Un tourisme plus intelligent
Des pistes d’innovation doivent donc être explorées pour parvenir à un tourisme méditerranéen plus durable et, partant, pour une Méditerranée plus résiliente :
Du littoral à l’arrière-pays :
Le tourisme en Méditerranée gagnera à se développer au-delà de la bande littorale des 10 km affectée par la surpopulation saisonnière, la pression sur les ressources, la mise en péril de l’environnement et de la biodiversité, la dégradation du métabolisme des zones côtières. C’est donc dans la profondeur territoriale et paysagère des franges littorales que se trouvent les relais de croissance d’un nouveau tourisme amené à privilégier l’écotourisme, le tourisme rural, l’agro-tourisme, dont l’un des modèles les plus aboutis nous est offert par l’Italie.

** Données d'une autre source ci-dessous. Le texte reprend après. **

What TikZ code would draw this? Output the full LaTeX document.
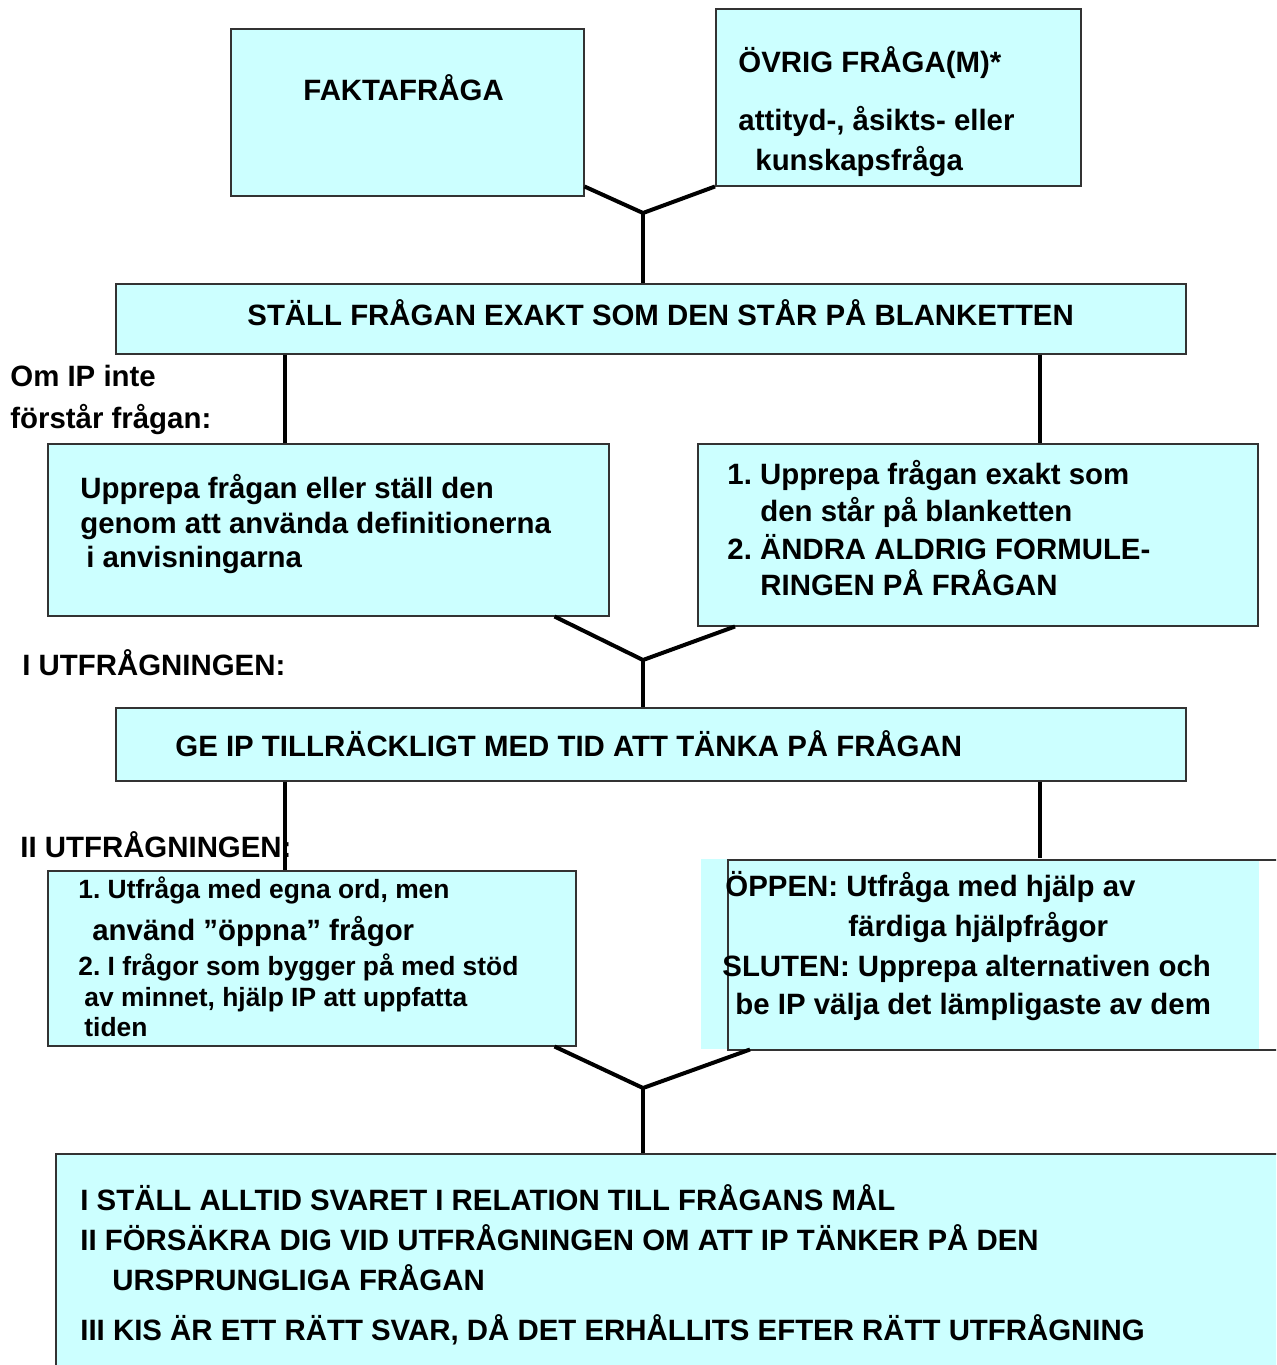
\documentclass[tikz,border=0pt]{standalone}
\usepackage{fontspec}
\setmainfont{Liberation Sans}
\usepackage{tikz}
\usetikzlibrary{positioning}

\definecolor{boxcyan}{RGB}{204,255,255}

\tikzset{
  box/.style={draw=black!80, line width=0.75pt, fill=boxcyan, anchor=north west, inner sep=0pt},
  link/.style={line width=2pt},
  txt/.style={anchor=base west, inner sep=0pt, font=\fontsize{14.7}{17}\selectfont\bfseries},
  small/.style={txt, font=\fontsize{13.2}{15}\selectfont\bfseries}
}

\begin{document}
\frenchspacing
\begin{tikzpicture}[x=0.5pt, y=-0.5pt]
   \useasboundingbox (0,0) rectangle (1276,1365);
   \clip (0,0) rectangle (1276,1365);
   % boxes
   \node[box, minimum width=176.5pt, minimum height=83.5pt] (fakta) at (230,28) {};
   \node[box, minimum width=182.5pt, minimum height=88.5pt] (ovrig) at (715,8) {};
   \node[box, minimum width=535pt, minimum height=35pt] (stall) at (115,283) {};
   \node[box, minimum width=280.5pt, minimum height=86pt] (upprepa) at (47,443) {};
   \node[box, minimum width=280pt, minimum height=91pt] (andra) at (697,443) {};
   \node[box, minimum width=535pt, minimum height=36.5pt] (geip) at (115,707) {};
   \node[box, minimum width=264pt, minimum height=87.5pt] (egna) at (47,870) {};
   \node[box, draw=none, minimum width=279pt, minimum height=95pt] (oppen) at (700,858) {};
   \draw[draw=black!80, line width=0.75pt] (728,860) rectangle (1320,1050);
   \node[box, minimum width=622.5pt, minimum height=125pt] (slut) at (55,1153) {};
   % x positions of the side links
   \coordinate (xl) at (285,0);
   \coordinate (xr) at (1040,0);
   \coordinate (j1) at (643,213);
   \coordinate (j2) at (643,660);
   \coordinate (j3) at (643,1088);
   % connectors
   \draw[link] (fakta.east |- ovrig.south) -- (j1) -- (ovrig.south west);
   \draw[link] (j1) -- (j1 |- stall.north);
   \draw[link] (stall.south -| xl) -- (upprepa.north -| xl);
   \draw[link] (stall.south -| xr) -- (andra.north -| xr);
   \draw[link] ([xshift=-27.5pt]upprepa.south east) -- (j2) -- ([xshift=19pt]andra.south west);
   \draw[link] (j2) -- (j2 |- geip.north);
   \draw[link] (geip.south -| xl) -- (egna.north -| xl);
   \draw[link] (geip.south -| xr) -- (oppen.north -| xr);
   \draw[link] ([xshift=-11pt]egna.south east) -- (j3) -- ([xshift=25pt]oppen.south west);
   \draw[link] (j3) -- (j3 |- slut.north);
   % texts
   \node[txt] (t1) at (303,100) {FAKTAFRÅGA};
   \node[txt] (t2) at (738,72) {ÖVRIG FRÅGA(M)*};
   \node[txt] (t3) at (738,130) {attityd-, åsikts- eller};
   \node[txt] (t4) at (755,170) {kunskapsfråga};
   \node[txt] (t5) at (247,325) {STÄLL FRÅGAN EXAKT SOM DEN STÅR PÅ BLANKETTEN};
   \node[txt] (t6) at (10,386) {Om IP inte};
   \node[txt] (t7) at (10,428) {förstår frågan:};
   \node[txt] (t8) at (80,498) {Upprepa frågan eller ställ den};
   \node[txt] (t9) at (80,533) {genom att använda definitionerna};
   \node[txt] (t10) at (86,567) {i anvisningarna};
   \node[txt] (t11) at (727,484) {1. Upprepa frågan exakt som};
   \node[txt] (t12) at (760,521) {den står på blanketten};
   \node[txt] (t13) at (727,559) {2. ÄNDRA ALDRIG FORMULE-};
   \node[txt] (t14) at (760,595) {RINGEN PÅ FRÅGAN};
   \node[txt] (t15) at (22,675) {I UTFRÅGNINGEN:};
   \node[txt] (t16) at (175,756) {GE IP TILLRÄCKLIGT MED TID ATT TÄNKA PÅ FRÅGAN};
   \node[txt] (t17) at (20,857) {II UTFRÅGNINGEN:};
   \node[small] (t18) at (78,898) {1. Utfråga med egna ord, men};
   \node[txt] (t19) at (92,940) {använd ”öppna” frågor};
   \node[small] (t20) at (78,975) {2. I frågor som bygger på med stöd};
   \node[small] (t21) at (84,1006) {av minnet, hjälp IP att uppfatta};
   \node[small] (t22) at (84,1036) {tiden};
   \node[txt] (t23) at (725,896) {ÖPPEN: Utfråga med hjälp av};
   \node[txt] (t24) at (848,936) {färdiga hjälpfrågor};
   \node[txt] (t25) at (722,976) {SLUTEN: Upprepa alternativen och};
   \node[txt] (t26) at (735,1014) {be IP välja det lämpligaste av dem};
   \node[txt] (t27) at (80,1210) {I STÄLL ALLTID SVARET I RELATION TILL FRÅGANS MÅL};
   \node[txt] (t28) at (80,1250) {II FÖRSÄKRA DIG VID UTFRÅGNINGEN OM ATT IP TÄNKER PÅ DEN};
   \node[txt] (t29) at (112,1290) {URSPRUNGLIGA FRÅGAN};
   \node[txt] (t30) at (80,1340) {III KIS ÄR ETT RÄTT SVAR, DÅ DET ERHÅLLITS EFTER RÄTT UTFRÅGNING};
\end{tikzpicture}
\end{document}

Le Data au service du tourisme durable :
Les conséquences négatives de la progression de la sur-fréquentation de certains sites touristiques (balnéaires, patrimoniaux, paysagers) sont de plus en plus visibles en un nombre croissant de destinations sur le pourtour méditerranéen. Pour y être durable, ce tourisme doit être plus intelligent et recourir désormais au Data mis au service du recueil des données et de la gestion des flux en faveur de l’information du public et d’une régulation maitrisée de la séquence espace-temps des sites sur fréquentés. Les possibilités offertes dans ce domaine commencent à être explorées tandis qu’on en entrevoit, encore à peine aujourd’hui, le grand potentiel de « faire autrement » qu’elles recèlent.
Le « Nudge », en lieu et place de la contrainte :
Si les 10 000 pas par jour de nos IPhones incitent certains d’entre nous à faire un peu plus d’exercice physique chaque jour, il peut en aller de même pour une meilleure gestion du tourisme grâce aux nudges et aux sciences comportementales : influencer les prises de décisions sans contraintes et en respectant le libre arbitre de chacun revient ainsi à faire le pari de l’intelligence et de la responsabilité individuelle, au service d’un tourisme plus durable, plus respectueux et plus solidaire.
La coopération en Méditerranée :
Bien que la concurrence soit certes un moteur essentiel et légitime du développement touristique, il n’en demeure pas moins que les questions soulevées par une inéluctable correction de trajectoire rendent nécessaire un rééquilibrage de cette activité par davantage de coopération entre les États, les acteurs du tourisme et les sociétés civiles concernés :
- Réflexion collective sur le sens et la finalité du tourisme tel que pratiqué par les uns et les autres depuis le milieu du 20ème Siècle,
- Échanges de bonnes pratiques, et il y en a beaucoup aux quatre coins de la Méditerranée,
- Cap défini en commun vers un tourisme durable, favorable aux populations des territoires d’accueil, aux jeunes et à l’environnement,
- Engagement collectif d’inscrire les ODD dans l’ADN du tourisme méditerranéen,
Au final, ce qui est en jeu en ce moment très particulier est notre capacité, ou pas, à forger un consensus autour de la préservation de ce que les Méditerranéens ont de plus précieux à offrir et à partager : leur histoire, leur géographie, et l’exceptionnelle richesse de la diversité de leurs cultures.